--- Start of Data shown ---

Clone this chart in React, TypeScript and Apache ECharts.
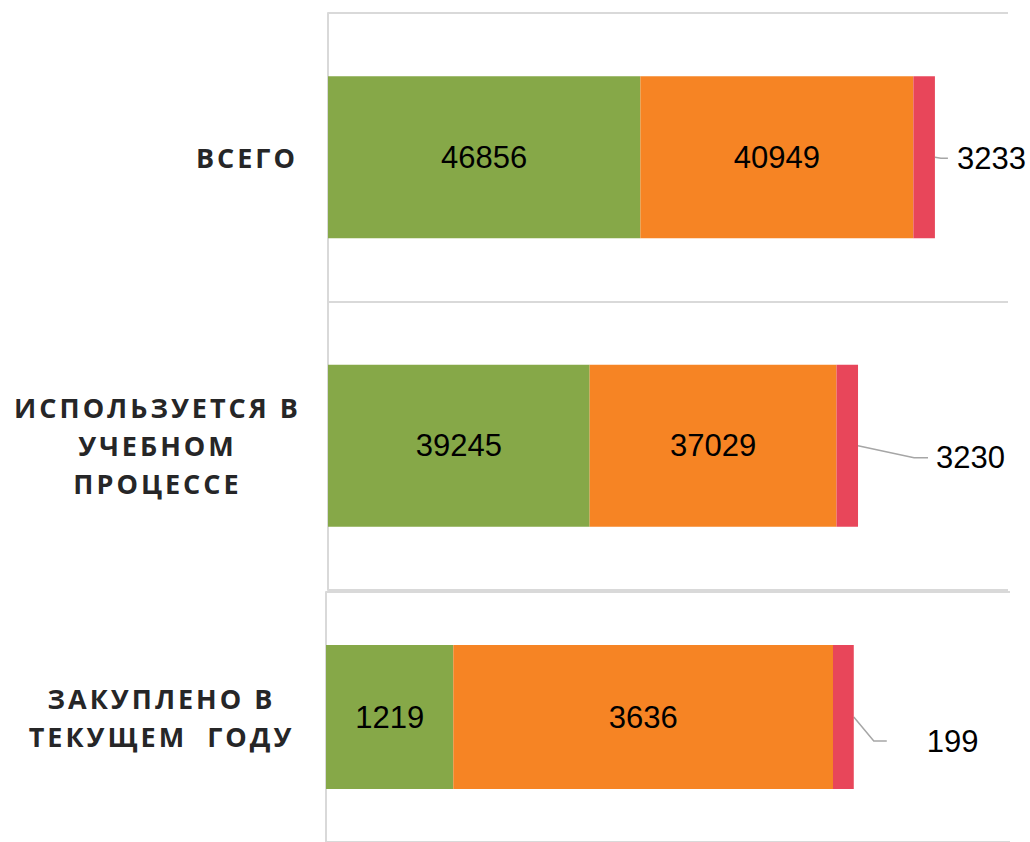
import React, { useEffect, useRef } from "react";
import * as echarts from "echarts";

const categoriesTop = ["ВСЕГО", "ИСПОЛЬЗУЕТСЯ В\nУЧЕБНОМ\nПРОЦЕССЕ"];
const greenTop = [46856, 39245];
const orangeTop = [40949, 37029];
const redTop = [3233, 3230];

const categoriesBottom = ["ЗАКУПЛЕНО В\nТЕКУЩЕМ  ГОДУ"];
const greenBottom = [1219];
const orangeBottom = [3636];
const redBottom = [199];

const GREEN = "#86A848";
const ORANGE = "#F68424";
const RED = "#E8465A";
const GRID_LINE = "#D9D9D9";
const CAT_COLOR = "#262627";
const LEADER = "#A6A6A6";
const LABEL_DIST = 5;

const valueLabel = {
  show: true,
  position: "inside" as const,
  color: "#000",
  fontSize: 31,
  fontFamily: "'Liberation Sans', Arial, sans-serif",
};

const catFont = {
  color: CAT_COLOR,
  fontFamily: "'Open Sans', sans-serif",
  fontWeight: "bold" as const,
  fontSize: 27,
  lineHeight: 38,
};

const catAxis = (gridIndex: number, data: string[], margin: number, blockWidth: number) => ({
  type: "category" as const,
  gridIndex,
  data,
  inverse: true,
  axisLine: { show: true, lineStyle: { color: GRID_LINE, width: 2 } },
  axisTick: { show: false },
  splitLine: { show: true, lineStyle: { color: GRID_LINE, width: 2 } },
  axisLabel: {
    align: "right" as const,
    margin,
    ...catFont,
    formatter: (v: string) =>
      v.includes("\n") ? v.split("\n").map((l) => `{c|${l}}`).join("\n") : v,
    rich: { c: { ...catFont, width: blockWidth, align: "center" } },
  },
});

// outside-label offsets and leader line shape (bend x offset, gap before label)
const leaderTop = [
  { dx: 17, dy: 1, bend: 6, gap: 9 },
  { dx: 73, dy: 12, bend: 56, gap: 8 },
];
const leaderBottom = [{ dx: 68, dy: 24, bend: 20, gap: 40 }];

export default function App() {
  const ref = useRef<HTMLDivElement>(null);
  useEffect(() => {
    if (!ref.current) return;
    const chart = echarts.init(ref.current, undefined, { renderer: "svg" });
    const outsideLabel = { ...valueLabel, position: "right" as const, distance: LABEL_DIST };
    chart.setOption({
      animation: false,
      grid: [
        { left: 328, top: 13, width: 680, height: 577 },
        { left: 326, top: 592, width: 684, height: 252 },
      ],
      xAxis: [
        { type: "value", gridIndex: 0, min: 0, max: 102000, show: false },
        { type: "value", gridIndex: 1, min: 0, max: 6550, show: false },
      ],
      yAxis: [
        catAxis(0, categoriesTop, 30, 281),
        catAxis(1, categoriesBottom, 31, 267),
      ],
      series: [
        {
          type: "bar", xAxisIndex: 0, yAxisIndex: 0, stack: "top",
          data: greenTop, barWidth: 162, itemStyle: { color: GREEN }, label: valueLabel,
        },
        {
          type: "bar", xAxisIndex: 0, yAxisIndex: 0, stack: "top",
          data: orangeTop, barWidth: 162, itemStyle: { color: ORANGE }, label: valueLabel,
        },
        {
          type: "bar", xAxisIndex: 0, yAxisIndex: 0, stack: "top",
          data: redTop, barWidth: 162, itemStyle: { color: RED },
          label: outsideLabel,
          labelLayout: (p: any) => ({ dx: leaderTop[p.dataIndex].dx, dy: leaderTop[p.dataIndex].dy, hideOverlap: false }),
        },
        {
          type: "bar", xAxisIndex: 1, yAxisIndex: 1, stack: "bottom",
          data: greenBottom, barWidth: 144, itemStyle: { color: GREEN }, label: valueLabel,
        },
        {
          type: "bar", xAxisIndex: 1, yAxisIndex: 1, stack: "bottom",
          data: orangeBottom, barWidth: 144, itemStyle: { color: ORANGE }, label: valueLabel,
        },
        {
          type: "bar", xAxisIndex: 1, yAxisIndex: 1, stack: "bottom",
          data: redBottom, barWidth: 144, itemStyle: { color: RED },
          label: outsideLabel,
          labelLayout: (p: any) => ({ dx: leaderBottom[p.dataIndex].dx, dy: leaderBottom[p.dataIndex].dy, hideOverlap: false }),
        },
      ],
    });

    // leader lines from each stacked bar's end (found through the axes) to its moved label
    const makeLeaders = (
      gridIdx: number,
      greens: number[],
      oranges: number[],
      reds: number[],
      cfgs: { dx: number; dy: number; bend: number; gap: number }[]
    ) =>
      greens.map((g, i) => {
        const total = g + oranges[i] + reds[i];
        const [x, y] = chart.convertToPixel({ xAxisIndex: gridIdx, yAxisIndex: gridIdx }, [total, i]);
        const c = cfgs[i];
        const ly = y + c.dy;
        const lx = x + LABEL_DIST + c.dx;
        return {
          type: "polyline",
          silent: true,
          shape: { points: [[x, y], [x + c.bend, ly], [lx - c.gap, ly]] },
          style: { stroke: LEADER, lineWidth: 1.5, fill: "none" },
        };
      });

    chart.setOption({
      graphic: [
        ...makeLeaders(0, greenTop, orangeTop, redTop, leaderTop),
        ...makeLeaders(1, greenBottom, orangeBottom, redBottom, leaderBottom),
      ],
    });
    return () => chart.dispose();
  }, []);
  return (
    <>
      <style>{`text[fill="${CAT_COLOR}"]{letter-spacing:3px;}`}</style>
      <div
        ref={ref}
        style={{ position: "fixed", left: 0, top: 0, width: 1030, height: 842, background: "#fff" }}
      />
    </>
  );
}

--- End of Data shown ---

Please repeat exactly the data above from its first line to the line that contains "const redTop = [3233, 3230];", inclusive, and leave every picture out.

Result ▸
Clone this chart in React, TypeScript and Apache ECharts.
import React, { useEffect, useRef } from "react";
import * as echarts from "echarts";

const categoriesTop = ["ВСЕГО", "ИСПОЛЬЗУЕТСЯ В\nУЧЕБНОМ\nПРОЦЕССЕ"];
const greenTop = [46856, 39245];
const orangeTop = [40949, 37029];
const redTop = [3233, 3230];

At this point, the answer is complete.